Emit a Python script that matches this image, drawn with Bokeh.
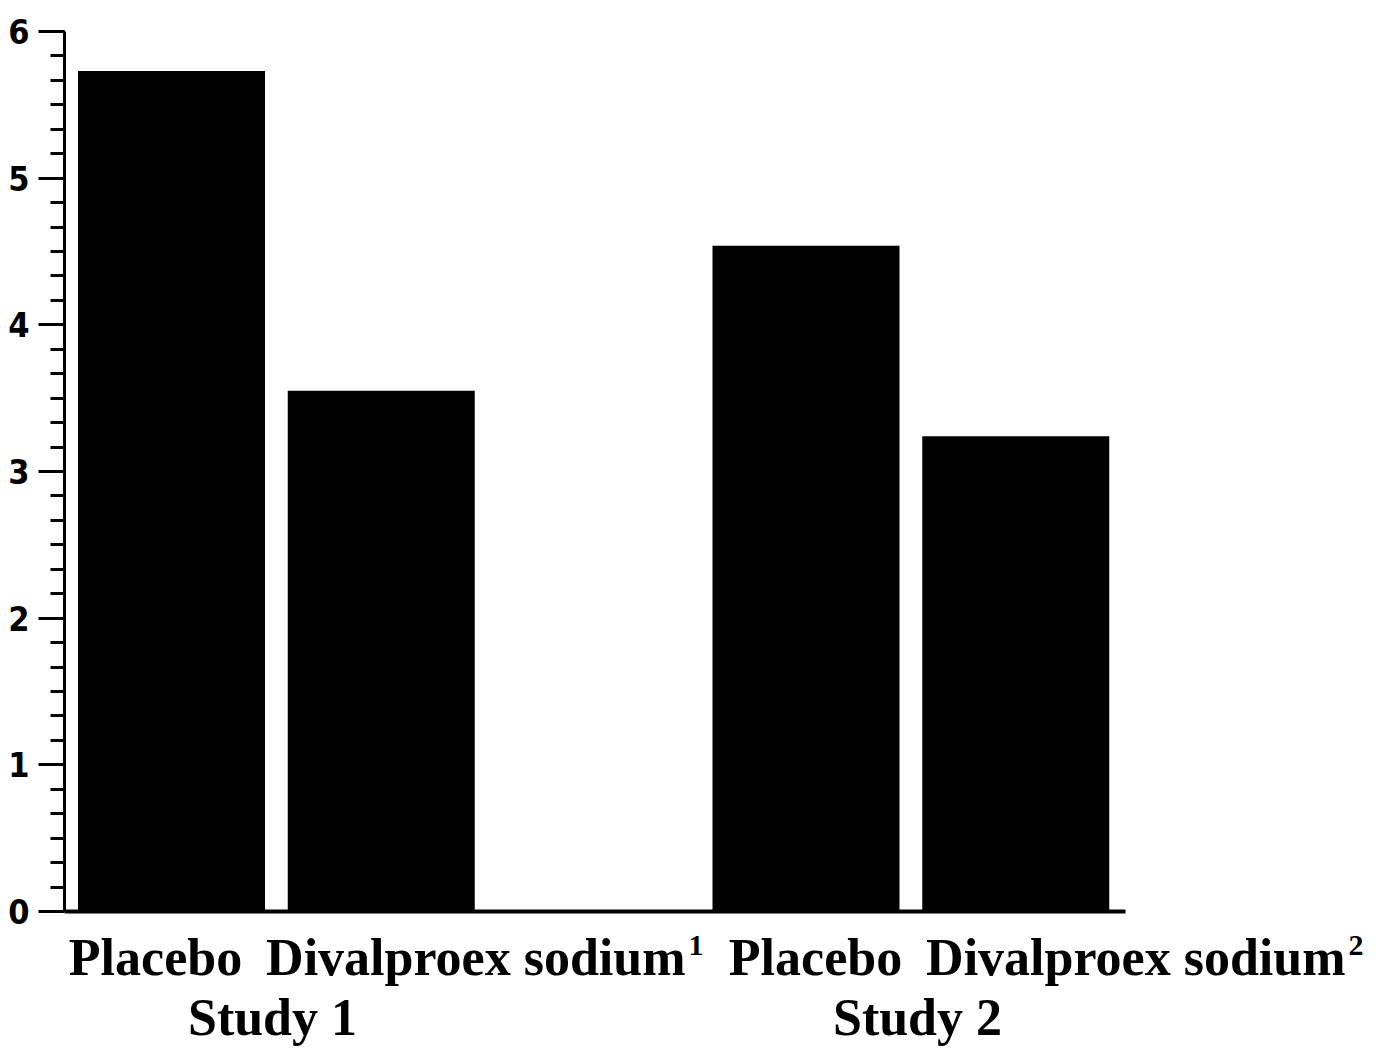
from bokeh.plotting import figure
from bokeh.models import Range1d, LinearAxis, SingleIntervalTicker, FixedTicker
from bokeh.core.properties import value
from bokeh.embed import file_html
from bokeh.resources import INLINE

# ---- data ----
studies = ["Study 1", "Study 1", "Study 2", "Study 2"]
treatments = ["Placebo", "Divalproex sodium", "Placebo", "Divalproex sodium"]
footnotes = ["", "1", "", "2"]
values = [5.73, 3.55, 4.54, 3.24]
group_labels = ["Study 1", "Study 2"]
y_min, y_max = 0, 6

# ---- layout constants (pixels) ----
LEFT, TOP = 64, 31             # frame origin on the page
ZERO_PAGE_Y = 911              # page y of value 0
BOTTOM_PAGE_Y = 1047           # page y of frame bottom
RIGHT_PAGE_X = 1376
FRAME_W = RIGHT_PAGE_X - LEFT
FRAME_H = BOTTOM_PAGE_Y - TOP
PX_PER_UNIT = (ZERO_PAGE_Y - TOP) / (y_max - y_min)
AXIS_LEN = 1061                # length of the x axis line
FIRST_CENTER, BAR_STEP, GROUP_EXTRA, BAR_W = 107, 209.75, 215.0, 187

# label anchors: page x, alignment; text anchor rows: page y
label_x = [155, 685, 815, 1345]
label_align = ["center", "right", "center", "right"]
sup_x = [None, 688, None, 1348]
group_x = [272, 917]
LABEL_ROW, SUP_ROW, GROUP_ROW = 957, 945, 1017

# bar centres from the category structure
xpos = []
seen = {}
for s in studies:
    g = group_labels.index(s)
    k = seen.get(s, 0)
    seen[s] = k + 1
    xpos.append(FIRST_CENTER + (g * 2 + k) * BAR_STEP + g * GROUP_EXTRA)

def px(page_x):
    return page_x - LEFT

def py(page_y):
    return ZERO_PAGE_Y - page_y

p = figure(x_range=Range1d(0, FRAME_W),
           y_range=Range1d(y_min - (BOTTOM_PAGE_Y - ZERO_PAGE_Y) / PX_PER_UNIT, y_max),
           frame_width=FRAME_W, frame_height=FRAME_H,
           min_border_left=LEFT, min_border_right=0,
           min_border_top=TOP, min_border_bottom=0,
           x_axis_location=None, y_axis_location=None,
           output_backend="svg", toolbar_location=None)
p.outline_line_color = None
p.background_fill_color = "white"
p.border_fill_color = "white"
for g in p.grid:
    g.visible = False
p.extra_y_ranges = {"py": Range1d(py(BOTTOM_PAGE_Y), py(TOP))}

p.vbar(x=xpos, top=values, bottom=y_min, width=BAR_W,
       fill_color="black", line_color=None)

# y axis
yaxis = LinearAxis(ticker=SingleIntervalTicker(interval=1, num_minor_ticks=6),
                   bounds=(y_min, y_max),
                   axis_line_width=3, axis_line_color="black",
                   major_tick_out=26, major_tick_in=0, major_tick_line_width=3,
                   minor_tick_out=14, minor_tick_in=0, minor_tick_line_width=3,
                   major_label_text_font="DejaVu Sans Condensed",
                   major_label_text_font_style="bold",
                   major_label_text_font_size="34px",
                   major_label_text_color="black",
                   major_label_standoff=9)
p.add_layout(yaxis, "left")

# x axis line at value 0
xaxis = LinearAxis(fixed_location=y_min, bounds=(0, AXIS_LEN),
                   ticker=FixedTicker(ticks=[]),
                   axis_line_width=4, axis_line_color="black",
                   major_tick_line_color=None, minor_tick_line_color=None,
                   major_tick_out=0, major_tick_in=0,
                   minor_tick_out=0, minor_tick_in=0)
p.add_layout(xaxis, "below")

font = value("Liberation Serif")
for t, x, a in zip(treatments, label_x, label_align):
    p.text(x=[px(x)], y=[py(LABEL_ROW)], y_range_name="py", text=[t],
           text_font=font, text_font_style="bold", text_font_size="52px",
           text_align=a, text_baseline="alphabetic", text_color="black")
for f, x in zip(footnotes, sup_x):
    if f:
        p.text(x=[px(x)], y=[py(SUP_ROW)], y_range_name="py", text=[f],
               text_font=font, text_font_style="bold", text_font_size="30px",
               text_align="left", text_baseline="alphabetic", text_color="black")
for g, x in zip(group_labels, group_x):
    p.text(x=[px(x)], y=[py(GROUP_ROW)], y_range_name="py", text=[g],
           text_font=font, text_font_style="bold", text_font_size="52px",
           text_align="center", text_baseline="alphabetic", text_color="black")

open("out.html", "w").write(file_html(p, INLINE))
_ _ _
▸ WHAT YOU SHOULD DO: Go through the data above and transcribe it in full, omitting any image.

▸ IN RESPONSE:
Emit a Python script that matches this image, drawn with Bokeh.
from bokeh.plotting import figure
from bokeh.models import Range1d, LinearAxis, SingleIntervalTicker, FixedTicker
from bokeh.core.properties import value
from bokeh.embed import file_html
from bokeh.resources import INLINE

# ---- data ----
studies = ["Study 1", "Study 1", "Study 2", "Study 2"]
treatments = ["Placebo", "Divalproex sodium", "Placebo", "Divalproex sodium"]
footnotes = ["", "1", "", "2"]
values = [5.73, 3.55, 4.54, 3.24]
group_labels = ["Study 1", "Study 2"]
y_min, y_max = 0, 6

# ---- layout constants (pixels) ----
LEFT, TOP = 64, 31             # frame origin on the page
ZERO_PAGE_Y = 911              # page y of value 0
BOTTOM_PAGE_Y = 1047           # page y of frame bottom
RIGHT_PAGE_X = 1376
FRAME_W = RIGHT_PAGE_X - LEFT
FRAME_H = BOTTOM_PAGE_Y - TOP
PX_PER_UNIT = (ZERO_PAGE_Y - TOP) / (y_max - y_min)
AXIS_LEN = 1061                # length of the x axis line
FIRST_CENTER, BAR_STEP, GROUP_EXTRA, BAR_W = 107, 209.75, 215.0, 187

# label anchors: page x, alignment; text anchor rows: page y
label_x = [155, 685, 815, 1345]
label_align = ["center", "right", "center", "right"]
sup_x = [None, 688, None, 1348]
group_x = [272, 917]
LABEL_ROW, SUP_ROW, GROUP_ROW = 957, 945, 1017

# bar centres from the category structure
xpos = []
seen = {}
for s in studies:
    g = group_labels.index(s)
    k = seen.get(s, 0)
    seen[s] = k + 1
    xpos.append(FIRST_CENTER + (g * 2 + k) * BAR_STEP + g * GROUP_EXTRA)

def px(page_x):
    return page_x - LEFT

def py(page_y):
    return ZERO_PAGE_Y - page_y

p = figure(x_range=Range1d(0, FRAME_W),
           y_range=Range1d(y_min - (BOTTOM_PAGE_Y - ZERO_PAGE_Y) / PX_PER_UNIT, y_max),
           frame_width=FRAME_W, frame_height=FRAME_H,
           min_border_left=LEFT, min_border_right=0,
           min_border_top=TOP, min_border_bottom=0,
           x_axis_location=None, y_axis_location=None,
           output_backend="svg", toolbar_location=None)
p.outline_line_color = None
p.background_fill_color = "white"
p.border_fill_color = "white"
for g in p.grid:
    g.visible = False
p.extra_y_ranges = {"py": Range1d(py(BOTTOM_PAGE_Y), py(TOP))}

p.vbar(x=xpos, top=values, bottom=y_min, width=BAR_W,
       fill_color="black", line_color=None)

# y axis
yaxis = LinearAxis(ticker=SingleIntervalTicker(interval=1, num_minor_ticks=6),
                   bounds=(y_min, y_max),
                   axis_line_width=3, axis_line_color="black",
                   major_tick_out=26, major_tick_in=0, major_tick_line_width=3,
                   minor_tick_out=14, minor_tick_in=0, minor_tick_line_width=3,
                   major_label_text_font="DejaVu Sans Condensed",
                   major_label_text_font_style="bold",
                   major_label_text_font_size="34px",
                   major_label_text_color="black",
                   major_label_standoff=9)
p.add_layout(yaxis, "left")

# x axis line at value 0
xaxis = LinearAxis(fixed_location=y_min, bounds=(0, AXIS_LEN),
                   ticker=FixedTicker(ticks=[]),
                   axis_line_width=4, axis_line_color="black",
                   major_tick_line_color=None, minor_tick_line_color=None,
                   major_tick_out=0, major_tick_in=0,
                   minor_tick_out=0, minor_tick_in=0)
p.add_layout(xaxis, "below")

font = value("Liberation Serif")
for t, x, a in zip(treatments, label_x, label_align):
    p.text(x=[px(x)], y=[py(LABEL_ROW)], y_range_name="py", text=[t],
           text_font=font, text_font_style="bold", text_font_size="52px",
           text_align=a, text_baseline="alphabetic", text_color="black")
for f, x in zip(footnotes, sup_x):
    if f:
        p.text(x=[px(x)], y=[py(SUP_ROW)], y_range_name="py", text=[f],
               text_font=font, text_font_style="bold", text_font_size="30px",
               text_align="left", text_baseline="alphabetic", text_color="black")
for g, x in zip(group_labels, group_x):
    p.text(x=[px(x)], y=[py(GROUP_ROW)], y_range_name="py", text=[g],
           text_font=font, text_font_style="bold", text_font_size="52px",
           text_align="center", text_baseline="alphabetic", text_color="black")

open("out.html", "w").write(file_html(p, INLINE))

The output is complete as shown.